Rotary Club Visioning is something that has proved to be very successful in North America and Australia and Rotary International in Great Britain & Ireland (RIBI) had decided look at the concept to explore where it could be utilised in these Isles. 

I was privileged to be asked to represent my district and attend the Club Visioning Training Seminar weekend held at RIBI Secretariat in Alcester.

 
 
RI Coordinators Peter Davey and Chris Garner had invited PDG Steve & Terri Wilcox to lead the weekend.  Steve & Terri are the founders of the Rotary Club Visioning programme and have used their ten years involvement to discover what works, what doesn’t work, and to tweak the facilitation exercise accordingly.

 

A Club Vision Facilitation is a four hour evening session that assists Key leaders and interested members of a Rotary Club in achieving continuity, consistency and consensus. The facilitation session is intended for all interested Rotarians in the  club—from the newest members to the most tenured. The breadth and depth of the facilitation exercise is optimized when club leaders (past, present and future) and member opinion leaders participate. It is suggested that no more than 30 Rotarians are present

It is expected that:

  • Attendance at the event by present council members, the current president, president-elect, president-elect nominee, immediate past-president, and two other past-presidents. Their collective involvement is essential.
  • Participants to commit to the entire 4-hour exercise.
  • The number of Rotarians committed to a session will be no less than 12 for the smaller clubs but no more than 30 (to maintain the time schedule and allow fair and full input from all present). Each Club requesting a Vision Facilitation will designate a "Coordinator" who will work with the District Vision Facilitation Chair providing all the information and direction individual Rotarians will need in preparation for the session. During the Vision Facilitation session, a team of facilitator will lead a process consisting of an overview presentation, a writing exercise, data collection, consensus voting and summary with action plan development. There are at least three measures of success for clubs that complete a Vision Facilitation:
    1. An immediate measure of progress will be the members’ pledge and willingness to move the planning processes from a nice-to-do concept to meaningful growth programs for the club, its members and its community.
    2. The second is that the output from this session is woven into the annually plans of the incoming and succeeding Presidents. It will be reflected in the continuity and consistency of programming and leadership of your Club.
    3. Finally, the long-term mark of accomplishment will be at the end of three-five years when your club advances from where it is to where it wants to be.

 

Club visioning in itself is not a “membership drive initiative.” It was designed to help clubs develop a sense of direction and the structure necessary to achieve the club’s goals.  It is an exercise which strengthens the club and a byproduct of this is an increase in membership.

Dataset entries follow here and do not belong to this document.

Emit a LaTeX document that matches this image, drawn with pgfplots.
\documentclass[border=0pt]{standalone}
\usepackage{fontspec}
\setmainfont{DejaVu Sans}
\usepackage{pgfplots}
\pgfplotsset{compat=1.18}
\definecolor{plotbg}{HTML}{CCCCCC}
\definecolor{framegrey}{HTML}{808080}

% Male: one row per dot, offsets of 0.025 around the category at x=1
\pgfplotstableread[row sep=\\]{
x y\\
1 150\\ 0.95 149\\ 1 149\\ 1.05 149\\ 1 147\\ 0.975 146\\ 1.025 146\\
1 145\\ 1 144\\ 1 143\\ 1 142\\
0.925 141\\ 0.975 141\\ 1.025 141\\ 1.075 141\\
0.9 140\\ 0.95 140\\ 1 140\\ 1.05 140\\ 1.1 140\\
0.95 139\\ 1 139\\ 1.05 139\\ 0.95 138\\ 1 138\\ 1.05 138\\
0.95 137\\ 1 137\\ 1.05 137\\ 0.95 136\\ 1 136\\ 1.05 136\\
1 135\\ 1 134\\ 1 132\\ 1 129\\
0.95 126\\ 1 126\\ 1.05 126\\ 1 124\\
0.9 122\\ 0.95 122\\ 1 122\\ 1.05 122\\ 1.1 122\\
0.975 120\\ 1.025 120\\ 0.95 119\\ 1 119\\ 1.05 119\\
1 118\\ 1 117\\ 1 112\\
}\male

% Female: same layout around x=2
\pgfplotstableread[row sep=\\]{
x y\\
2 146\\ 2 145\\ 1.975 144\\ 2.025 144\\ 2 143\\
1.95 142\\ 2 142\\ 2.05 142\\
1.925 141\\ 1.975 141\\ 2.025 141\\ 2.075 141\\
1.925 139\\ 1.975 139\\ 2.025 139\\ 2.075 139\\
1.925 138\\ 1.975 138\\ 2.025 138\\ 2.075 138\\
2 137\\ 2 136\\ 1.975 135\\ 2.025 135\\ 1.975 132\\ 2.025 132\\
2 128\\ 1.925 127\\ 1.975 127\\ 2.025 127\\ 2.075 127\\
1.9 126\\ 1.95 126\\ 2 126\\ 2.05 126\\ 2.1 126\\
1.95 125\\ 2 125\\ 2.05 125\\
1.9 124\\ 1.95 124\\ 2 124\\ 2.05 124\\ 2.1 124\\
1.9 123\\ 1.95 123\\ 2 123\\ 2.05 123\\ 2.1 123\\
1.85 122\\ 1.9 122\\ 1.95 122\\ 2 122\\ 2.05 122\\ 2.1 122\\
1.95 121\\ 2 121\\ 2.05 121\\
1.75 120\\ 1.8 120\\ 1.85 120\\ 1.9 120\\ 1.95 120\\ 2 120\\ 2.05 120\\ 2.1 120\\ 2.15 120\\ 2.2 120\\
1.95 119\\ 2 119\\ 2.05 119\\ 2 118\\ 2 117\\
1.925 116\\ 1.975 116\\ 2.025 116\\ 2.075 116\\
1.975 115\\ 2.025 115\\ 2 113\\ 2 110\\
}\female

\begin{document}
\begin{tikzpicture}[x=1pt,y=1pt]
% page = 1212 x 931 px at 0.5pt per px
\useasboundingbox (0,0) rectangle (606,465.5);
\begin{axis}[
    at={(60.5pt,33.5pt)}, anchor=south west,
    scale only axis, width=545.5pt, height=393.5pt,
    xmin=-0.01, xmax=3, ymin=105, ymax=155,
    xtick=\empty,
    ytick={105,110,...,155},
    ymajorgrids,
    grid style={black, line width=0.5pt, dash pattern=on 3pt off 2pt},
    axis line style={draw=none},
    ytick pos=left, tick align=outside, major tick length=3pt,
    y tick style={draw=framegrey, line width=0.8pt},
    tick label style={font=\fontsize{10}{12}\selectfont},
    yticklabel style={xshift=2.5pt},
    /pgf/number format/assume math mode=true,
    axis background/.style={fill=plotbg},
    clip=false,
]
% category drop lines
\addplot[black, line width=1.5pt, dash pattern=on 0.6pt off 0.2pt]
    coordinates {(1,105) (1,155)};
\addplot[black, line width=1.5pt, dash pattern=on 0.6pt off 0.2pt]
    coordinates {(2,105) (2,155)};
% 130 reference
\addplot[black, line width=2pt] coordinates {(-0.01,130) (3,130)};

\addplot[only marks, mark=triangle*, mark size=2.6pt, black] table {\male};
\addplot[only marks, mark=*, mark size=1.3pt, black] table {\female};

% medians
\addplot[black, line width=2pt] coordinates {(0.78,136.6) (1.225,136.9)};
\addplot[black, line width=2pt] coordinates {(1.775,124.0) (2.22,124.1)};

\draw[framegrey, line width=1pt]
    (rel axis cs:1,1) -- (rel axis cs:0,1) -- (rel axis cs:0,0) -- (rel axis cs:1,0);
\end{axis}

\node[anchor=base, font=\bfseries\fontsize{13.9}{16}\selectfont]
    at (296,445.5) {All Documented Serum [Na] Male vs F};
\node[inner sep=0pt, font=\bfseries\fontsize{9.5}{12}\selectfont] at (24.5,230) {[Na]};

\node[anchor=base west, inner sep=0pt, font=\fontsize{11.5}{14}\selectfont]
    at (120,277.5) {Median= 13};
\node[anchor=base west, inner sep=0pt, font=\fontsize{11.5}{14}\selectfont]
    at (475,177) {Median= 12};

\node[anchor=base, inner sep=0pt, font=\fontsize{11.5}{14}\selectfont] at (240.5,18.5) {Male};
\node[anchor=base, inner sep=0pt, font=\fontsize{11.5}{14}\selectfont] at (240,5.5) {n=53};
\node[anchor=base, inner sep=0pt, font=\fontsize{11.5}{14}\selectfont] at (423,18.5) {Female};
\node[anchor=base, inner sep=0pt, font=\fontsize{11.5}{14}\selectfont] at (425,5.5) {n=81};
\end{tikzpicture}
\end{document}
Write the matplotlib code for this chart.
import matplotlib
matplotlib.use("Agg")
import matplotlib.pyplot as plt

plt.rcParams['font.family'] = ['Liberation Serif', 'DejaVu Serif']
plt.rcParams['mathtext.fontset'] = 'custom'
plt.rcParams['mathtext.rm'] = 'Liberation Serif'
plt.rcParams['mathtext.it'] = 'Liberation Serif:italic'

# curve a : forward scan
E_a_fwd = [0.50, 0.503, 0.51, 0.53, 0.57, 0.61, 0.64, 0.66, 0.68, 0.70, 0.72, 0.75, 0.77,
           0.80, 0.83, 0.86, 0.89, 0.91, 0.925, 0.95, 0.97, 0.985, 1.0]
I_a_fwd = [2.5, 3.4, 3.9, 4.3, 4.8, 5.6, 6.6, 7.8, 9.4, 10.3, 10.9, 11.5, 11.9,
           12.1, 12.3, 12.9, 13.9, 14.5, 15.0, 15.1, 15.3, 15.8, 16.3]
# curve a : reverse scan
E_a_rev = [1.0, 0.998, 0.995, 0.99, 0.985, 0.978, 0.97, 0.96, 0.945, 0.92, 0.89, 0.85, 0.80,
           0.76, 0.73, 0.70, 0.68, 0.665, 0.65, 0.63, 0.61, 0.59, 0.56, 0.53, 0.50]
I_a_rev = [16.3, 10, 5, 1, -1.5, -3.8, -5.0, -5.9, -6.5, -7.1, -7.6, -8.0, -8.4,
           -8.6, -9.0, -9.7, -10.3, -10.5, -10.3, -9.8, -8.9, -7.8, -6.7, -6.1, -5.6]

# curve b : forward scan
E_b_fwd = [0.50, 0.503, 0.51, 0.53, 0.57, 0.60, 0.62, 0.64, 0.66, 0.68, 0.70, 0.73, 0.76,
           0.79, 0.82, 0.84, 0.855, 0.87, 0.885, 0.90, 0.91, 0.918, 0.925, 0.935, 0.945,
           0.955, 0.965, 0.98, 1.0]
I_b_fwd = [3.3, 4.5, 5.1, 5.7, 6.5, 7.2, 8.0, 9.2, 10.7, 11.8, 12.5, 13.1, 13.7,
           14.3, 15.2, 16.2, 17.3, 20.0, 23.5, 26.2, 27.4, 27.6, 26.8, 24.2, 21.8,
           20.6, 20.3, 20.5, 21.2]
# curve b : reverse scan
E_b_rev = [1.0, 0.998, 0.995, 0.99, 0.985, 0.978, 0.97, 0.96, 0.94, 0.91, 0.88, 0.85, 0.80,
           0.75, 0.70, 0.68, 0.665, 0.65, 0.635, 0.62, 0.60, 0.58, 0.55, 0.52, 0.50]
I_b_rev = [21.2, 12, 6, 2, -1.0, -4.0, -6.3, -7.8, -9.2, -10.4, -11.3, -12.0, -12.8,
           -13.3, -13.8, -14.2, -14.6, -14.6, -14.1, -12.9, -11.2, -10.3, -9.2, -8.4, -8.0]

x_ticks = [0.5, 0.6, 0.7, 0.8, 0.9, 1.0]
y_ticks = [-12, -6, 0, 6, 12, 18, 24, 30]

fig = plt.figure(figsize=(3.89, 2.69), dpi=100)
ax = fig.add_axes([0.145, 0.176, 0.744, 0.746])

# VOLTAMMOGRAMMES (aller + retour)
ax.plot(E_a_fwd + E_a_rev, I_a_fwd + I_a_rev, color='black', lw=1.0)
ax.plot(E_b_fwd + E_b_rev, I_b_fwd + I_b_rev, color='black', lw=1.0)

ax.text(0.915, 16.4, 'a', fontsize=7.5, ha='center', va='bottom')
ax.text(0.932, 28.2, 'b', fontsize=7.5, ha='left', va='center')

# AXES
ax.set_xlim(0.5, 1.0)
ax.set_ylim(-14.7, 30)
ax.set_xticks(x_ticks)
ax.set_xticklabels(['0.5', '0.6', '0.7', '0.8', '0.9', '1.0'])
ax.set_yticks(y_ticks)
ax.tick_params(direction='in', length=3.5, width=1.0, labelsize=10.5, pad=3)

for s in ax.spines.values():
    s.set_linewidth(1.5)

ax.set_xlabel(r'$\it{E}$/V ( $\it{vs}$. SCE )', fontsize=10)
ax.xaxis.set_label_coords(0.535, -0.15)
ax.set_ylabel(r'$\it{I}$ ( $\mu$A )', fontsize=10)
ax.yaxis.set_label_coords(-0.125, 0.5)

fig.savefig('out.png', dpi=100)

Club visioning is not something that is ‘placed’ on clubs from District.  Club Visioning Facilitation is by invitation.  The club invites the Facilitation Team in to lead a session.  It is important that the club ‘own’ the whole process, that the movers and shakers within the club are present, and that the club cast their own vision with the facilitators extracting from members what they really want for the future of their club.

Vision Facilitation is never carried out by an individual.  Districts are encouraged to build district facilitation teams, and depending on the number of attendees at a session, 2-3 Facilitators will be present working together as a team.  The facilitators are neutral, not imposing their ideas but drawing (extracting) from the members THEIR vision and THEIR ideas for the success of THEIR club.